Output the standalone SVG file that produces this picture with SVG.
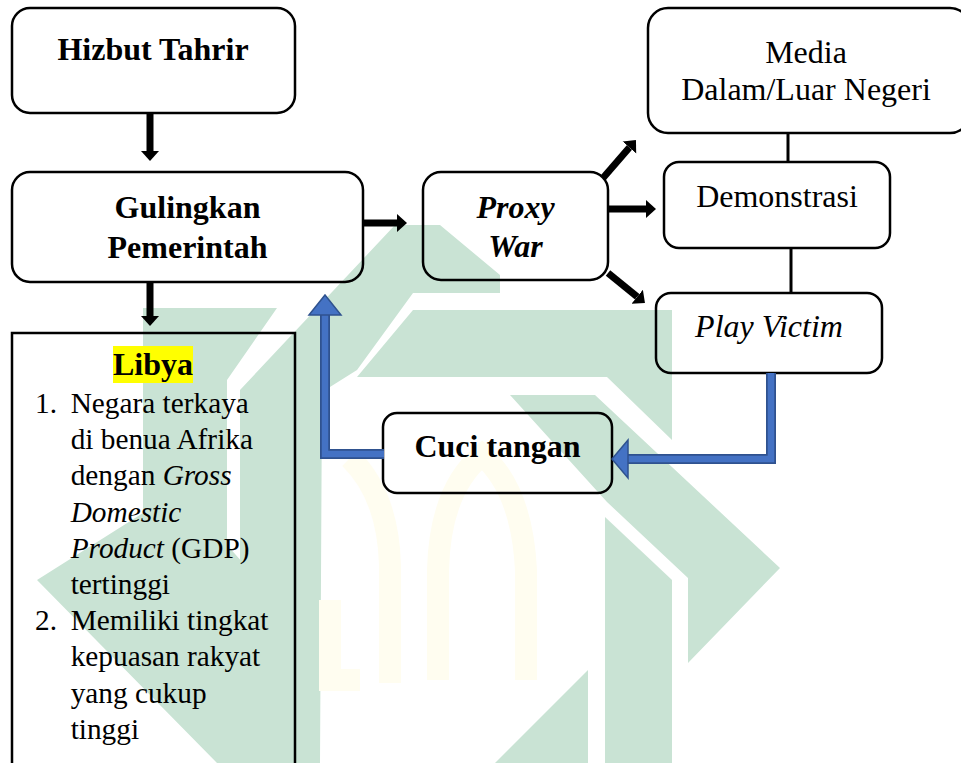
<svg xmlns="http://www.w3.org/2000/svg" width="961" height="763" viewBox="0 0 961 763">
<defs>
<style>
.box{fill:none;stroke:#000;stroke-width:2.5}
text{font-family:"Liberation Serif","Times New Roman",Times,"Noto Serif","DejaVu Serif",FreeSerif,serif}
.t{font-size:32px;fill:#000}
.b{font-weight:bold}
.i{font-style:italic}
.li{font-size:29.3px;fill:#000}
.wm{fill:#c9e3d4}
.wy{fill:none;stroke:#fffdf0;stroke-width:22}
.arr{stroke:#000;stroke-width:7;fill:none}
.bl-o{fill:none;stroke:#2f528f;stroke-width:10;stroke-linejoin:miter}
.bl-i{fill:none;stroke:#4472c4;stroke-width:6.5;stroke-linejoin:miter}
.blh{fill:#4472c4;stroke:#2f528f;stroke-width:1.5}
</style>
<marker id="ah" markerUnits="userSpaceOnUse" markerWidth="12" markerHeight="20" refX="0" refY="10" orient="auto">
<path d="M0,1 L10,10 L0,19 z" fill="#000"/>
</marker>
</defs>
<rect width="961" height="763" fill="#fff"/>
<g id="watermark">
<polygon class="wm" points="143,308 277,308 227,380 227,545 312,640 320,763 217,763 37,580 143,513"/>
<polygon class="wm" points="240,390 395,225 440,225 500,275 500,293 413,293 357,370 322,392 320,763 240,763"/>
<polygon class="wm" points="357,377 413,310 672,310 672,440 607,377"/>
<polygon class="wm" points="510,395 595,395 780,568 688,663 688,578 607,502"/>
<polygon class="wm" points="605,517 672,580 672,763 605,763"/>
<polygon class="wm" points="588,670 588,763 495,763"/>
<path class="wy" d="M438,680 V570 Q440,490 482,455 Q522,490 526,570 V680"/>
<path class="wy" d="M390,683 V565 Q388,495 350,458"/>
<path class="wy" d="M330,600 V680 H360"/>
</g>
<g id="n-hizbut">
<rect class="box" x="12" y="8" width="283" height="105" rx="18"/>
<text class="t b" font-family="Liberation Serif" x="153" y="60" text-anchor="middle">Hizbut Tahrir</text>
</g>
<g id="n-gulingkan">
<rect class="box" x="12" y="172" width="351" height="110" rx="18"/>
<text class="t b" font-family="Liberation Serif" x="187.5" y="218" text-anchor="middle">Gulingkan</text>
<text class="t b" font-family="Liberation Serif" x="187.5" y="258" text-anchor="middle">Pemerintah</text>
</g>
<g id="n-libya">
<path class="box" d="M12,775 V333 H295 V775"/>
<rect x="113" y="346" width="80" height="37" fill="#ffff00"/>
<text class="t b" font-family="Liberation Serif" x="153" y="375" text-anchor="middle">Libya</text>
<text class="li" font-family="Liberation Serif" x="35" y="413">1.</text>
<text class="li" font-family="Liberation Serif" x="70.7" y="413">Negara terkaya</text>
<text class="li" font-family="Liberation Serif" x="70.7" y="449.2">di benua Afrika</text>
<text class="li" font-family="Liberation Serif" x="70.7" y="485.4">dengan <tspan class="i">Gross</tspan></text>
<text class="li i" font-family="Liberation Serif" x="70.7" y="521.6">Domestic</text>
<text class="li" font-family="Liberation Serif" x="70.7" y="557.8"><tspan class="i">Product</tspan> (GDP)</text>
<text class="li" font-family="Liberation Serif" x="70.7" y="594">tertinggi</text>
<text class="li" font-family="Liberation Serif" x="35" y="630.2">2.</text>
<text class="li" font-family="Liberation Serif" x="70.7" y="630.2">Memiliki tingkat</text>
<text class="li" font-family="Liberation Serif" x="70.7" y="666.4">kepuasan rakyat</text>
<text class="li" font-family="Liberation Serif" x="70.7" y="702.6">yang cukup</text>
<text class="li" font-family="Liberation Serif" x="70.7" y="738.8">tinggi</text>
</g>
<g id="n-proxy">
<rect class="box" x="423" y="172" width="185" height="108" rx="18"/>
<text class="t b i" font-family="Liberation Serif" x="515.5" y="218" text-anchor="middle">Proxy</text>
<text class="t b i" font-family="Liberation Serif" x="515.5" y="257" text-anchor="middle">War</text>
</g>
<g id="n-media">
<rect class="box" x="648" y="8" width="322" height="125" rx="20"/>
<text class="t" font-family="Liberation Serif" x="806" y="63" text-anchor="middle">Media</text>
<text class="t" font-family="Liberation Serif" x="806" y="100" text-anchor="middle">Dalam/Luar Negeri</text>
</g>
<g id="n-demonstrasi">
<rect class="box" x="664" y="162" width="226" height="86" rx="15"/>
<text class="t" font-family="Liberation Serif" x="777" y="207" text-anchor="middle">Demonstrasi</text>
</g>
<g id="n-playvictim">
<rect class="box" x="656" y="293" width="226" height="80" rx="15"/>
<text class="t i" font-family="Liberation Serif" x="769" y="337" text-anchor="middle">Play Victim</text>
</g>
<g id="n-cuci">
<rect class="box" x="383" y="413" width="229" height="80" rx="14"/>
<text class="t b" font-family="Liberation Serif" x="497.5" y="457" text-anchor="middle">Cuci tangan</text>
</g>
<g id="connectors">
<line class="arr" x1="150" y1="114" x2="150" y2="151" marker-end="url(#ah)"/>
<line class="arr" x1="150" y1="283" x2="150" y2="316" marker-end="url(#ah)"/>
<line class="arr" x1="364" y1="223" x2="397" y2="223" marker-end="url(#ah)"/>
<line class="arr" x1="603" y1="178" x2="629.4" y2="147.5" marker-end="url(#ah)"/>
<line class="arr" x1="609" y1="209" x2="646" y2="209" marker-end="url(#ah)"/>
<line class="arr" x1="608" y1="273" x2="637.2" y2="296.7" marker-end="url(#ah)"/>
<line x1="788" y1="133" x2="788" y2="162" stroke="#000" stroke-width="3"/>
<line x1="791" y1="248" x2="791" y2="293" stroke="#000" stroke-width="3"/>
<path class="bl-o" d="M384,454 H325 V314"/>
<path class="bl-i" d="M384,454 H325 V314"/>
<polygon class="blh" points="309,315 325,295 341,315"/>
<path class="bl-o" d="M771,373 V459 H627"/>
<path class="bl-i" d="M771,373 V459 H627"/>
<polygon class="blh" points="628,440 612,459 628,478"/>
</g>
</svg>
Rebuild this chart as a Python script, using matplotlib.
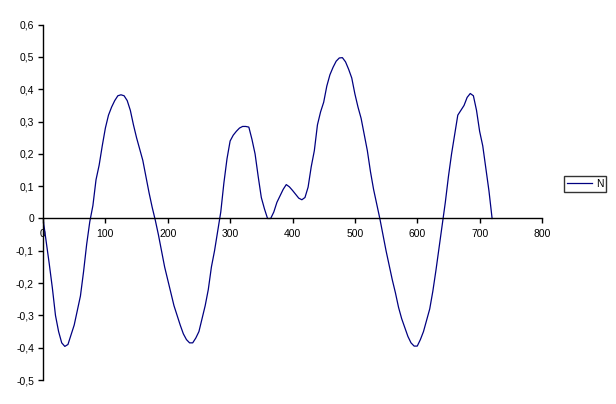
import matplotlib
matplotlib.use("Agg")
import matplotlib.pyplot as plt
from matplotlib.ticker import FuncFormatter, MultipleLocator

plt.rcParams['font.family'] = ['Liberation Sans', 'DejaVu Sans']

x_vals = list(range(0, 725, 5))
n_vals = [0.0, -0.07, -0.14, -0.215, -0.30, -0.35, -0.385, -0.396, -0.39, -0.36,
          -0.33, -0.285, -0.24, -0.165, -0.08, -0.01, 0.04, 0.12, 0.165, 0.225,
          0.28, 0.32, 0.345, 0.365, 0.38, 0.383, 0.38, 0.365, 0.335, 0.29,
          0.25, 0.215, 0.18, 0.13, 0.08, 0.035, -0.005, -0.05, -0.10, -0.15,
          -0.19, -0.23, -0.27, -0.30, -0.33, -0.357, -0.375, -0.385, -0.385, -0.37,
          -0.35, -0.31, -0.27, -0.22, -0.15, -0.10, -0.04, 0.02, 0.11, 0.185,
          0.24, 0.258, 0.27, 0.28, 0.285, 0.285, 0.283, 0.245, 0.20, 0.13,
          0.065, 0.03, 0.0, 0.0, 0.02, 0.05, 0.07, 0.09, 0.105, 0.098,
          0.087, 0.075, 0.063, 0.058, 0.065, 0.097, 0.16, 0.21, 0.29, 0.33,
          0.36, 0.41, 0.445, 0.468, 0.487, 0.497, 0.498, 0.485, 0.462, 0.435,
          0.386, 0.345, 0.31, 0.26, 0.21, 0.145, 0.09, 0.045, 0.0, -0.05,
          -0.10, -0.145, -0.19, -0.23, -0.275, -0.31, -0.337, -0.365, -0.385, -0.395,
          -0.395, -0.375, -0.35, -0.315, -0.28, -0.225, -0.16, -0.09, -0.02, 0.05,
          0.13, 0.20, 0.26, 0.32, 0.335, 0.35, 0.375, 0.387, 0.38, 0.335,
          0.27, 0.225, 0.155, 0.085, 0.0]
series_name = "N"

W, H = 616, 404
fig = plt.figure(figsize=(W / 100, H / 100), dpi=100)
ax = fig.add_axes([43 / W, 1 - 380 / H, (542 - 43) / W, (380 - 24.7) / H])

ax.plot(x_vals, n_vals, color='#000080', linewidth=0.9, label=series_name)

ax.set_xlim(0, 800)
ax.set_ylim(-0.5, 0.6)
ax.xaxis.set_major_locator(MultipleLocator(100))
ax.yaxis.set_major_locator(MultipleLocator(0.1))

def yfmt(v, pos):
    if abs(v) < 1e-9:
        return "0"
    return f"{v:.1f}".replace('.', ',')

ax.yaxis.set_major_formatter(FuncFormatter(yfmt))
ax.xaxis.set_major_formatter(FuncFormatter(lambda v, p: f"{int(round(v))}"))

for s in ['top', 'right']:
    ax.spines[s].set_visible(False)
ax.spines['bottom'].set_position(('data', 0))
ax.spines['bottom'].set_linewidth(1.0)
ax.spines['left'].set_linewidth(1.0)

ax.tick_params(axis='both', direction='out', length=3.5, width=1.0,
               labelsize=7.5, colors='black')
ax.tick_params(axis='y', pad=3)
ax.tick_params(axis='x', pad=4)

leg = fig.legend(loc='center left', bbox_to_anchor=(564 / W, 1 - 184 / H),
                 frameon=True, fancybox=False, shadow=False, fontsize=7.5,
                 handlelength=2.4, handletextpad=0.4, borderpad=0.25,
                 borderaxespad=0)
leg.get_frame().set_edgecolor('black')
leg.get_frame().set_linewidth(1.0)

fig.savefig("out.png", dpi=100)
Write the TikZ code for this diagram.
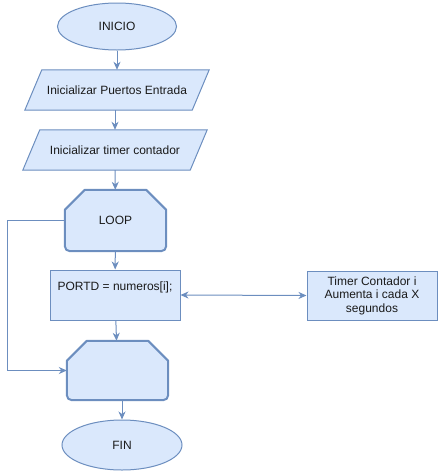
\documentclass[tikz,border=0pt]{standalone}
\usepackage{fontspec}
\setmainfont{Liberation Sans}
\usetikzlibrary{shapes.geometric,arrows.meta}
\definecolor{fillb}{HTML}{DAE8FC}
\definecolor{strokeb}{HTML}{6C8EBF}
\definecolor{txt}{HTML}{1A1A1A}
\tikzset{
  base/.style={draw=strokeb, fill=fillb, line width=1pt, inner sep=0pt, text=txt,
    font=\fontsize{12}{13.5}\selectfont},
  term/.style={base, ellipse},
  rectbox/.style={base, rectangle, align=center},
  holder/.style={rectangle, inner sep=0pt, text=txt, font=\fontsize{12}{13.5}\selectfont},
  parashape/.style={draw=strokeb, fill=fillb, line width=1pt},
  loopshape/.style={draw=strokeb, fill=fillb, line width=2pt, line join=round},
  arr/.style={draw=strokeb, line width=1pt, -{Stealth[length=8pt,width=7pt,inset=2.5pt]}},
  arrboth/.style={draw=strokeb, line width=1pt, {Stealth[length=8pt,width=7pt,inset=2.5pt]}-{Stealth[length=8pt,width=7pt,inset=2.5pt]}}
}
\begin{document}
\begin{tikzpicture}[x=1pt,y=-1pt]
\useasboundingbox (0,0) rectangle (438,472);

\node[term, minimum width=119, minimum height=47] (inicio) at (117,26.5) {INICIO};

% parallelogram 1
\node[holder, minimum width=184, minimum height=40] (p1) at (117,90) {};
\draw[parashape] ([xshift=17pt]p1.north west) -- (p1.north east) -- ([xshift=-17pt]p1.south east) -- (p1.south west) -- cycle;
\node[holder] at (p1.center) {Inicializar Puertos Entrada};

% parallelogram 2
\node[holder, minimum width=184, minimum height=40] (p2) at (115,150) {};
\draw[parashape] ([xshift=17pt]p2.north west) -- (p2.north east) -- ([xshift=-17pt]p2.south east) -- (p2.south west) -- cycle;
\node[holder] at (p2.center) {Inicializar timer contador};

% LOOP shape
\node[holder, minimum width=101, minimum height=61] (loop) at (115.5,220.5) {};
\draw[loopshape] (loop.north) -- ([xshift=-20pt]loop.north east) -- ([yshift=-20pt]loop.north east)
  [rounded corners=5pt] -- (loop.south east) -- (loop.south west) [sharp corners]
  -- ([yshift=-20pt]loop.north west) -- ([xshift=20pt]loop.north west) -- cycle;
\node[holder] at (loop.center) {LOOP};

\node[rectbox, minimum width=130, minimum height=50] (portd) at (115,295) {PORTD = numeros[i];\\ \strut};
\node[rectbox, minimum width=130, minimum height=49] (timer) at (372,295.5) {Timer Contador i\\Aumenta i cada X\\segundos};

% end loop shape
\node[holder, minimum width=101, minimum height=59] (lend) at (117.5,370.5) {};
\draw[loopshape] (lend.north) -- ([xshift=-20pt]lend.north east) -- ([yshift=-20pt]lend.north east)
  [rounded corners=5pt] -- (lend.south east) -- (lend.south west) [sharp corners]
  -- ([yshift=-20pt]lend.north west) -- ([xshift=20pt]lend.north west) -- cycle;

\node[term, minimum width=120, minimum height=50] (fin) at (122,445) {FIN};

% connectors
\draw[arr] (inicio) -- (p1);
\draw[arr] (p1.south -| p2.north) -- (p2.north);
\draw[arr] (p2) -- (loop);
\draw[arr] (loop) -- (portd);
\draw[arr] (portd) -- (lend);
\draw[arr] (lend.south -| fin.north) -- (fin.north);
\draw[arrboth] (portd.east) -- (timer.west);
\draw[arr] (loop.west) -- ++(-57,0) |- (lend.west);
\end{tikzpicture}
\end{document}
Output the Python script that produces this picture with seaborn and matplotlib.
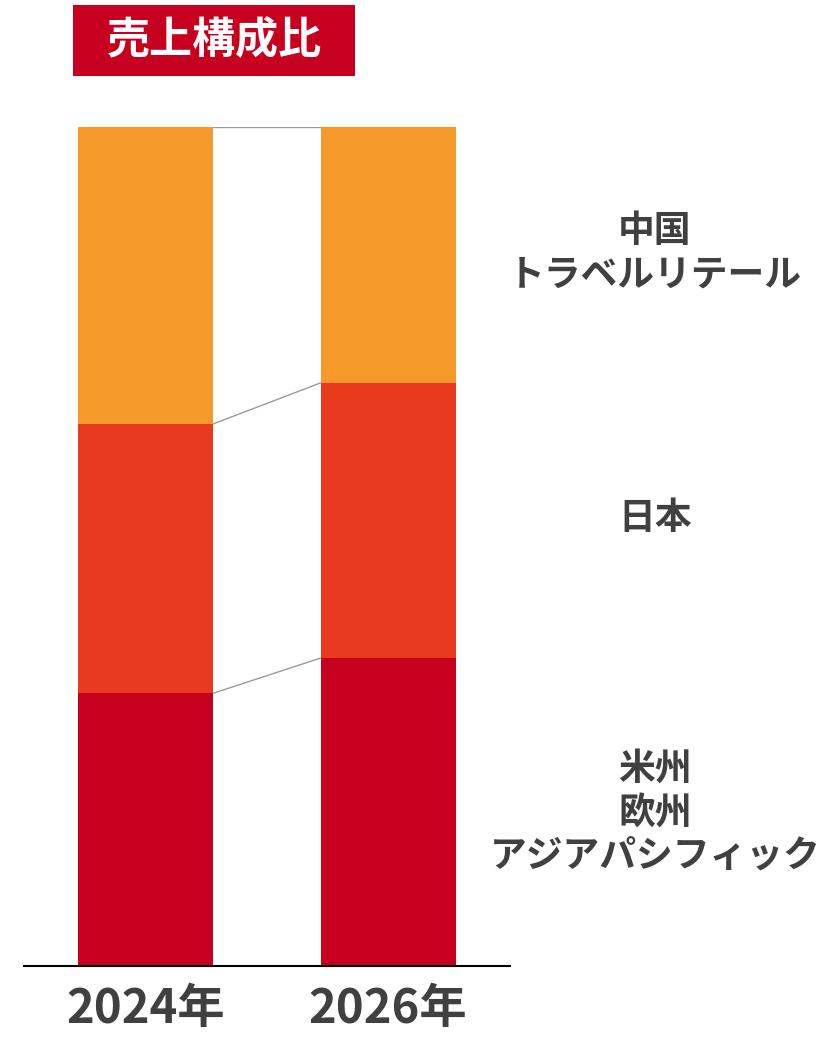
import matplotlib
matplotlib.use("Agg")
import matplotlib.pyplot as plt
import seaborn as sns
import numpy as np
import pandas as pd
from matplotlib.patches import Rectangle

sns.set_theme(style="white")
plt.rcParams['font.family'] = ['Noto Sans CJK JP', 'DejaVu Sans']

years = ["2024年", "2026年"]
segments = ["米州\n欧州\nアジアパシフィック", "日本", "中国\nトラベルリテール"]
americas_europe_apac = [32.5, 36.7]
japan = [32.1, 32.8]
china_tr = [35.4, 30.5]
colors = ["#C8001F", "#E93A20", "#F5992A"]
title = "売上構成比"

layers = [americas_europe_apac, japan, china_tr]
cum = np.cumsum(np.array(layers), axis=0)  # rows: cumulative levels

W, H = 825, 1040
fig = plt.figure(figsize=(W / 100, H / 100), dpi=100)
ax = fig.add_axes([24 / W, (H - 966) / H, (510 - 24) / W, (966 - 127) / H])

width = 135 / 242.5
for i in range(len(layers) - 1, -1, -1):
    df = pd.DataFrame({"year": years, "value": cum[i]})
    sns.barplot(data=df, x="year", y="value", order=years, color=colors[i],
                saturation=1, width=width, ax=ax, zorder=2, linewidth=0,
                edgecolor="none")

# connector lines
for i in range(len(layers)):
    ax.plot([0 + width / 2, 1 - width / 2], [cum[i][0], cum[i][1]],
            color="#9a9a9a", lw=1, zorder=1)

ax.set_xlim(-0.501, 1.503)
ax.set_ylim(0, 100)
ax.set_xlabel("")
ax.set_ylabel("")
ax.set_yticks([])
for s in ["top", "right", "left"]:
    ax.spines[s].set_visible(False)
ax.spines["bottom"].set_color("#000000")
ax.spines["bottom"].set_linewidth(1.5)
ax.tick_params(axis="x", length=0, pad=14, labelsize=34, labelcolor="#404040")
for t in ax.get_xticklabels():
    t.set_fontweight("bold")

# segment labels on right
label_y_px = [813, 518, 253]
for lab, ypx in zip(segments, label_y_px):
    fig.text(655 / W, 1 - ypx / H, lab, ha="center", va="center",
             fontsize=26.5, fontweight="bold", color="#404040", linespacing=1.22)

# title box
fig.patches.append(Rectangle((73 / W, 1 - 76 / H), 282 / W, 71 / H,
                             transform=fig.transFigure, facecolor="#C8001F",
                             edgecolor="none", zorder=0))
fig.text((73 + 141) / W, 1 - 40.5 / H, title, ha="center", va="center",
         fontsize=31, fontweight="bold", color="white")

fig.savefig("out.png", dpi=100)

════════

# Do this:
Output nothing except the lines from the one containing "Output the Python" through the one containing "from matplotlib.patches import Rectangle", both kept, with the pictures removed.

# Finished exercise:
Output the Python script that produces this picture with seaborn and matplotlib.
import matplotlib
matplotlib.use("Agg")
import matplotlib.pyplot as plt
import seaborn as sns
import numpy as np
import pandas as pd
from matplotlib.patches import Rectangle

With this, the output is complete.